Another area where compounding and growth can work to ones favor is with blue chip dividend paying stocks. This is not guaranteed by any means, carries some risk, requires some work, steady monitoring and time. Good blue chip stocks grow their dividends over time and also pay out quarterly They also offer dividend reinvestment plans which when coupled with quarterly payout and growth in dividend can really bump up that compounding effect. Many blue chips (Canadian Banks for example) have a very good track record and pay 3 - 4% in dividends which have grown considerably over time.
Having said the above, although the rewards can be very high as compared to compounding in bank deposits , there is more risk involved as nothing is guaranteed in the stock market. Still for those who are interested and willing to put the time in, it could be a very worth while area to explore. As for Canadian bank shares, my personal feelings on them is that they are currently expensive and I am not a buyer at these prices.
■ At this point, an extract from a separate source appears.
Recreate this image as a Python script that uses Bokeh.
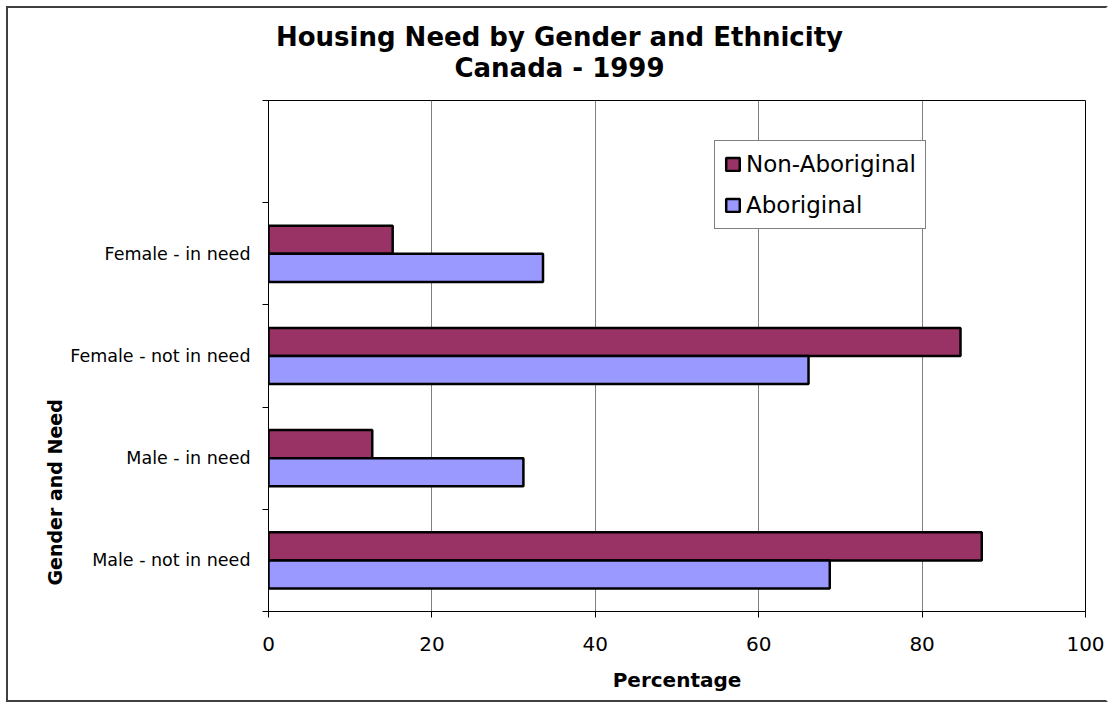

Just My Opinion and as always your articles are always worth while and informative.

March 12, 2017 @ 4:14 pm
moneyhelp's picture

"As for Canadian bank shares, my personal feelings on them is that they are currently expensive and I am not a buyer at these prices."

I agree, I would love to buy RBC shares, but at ~$100/share, its way too expensive. Hopefully, if they split their shares or if there is another market crash, you can bet that I would pick up some shares.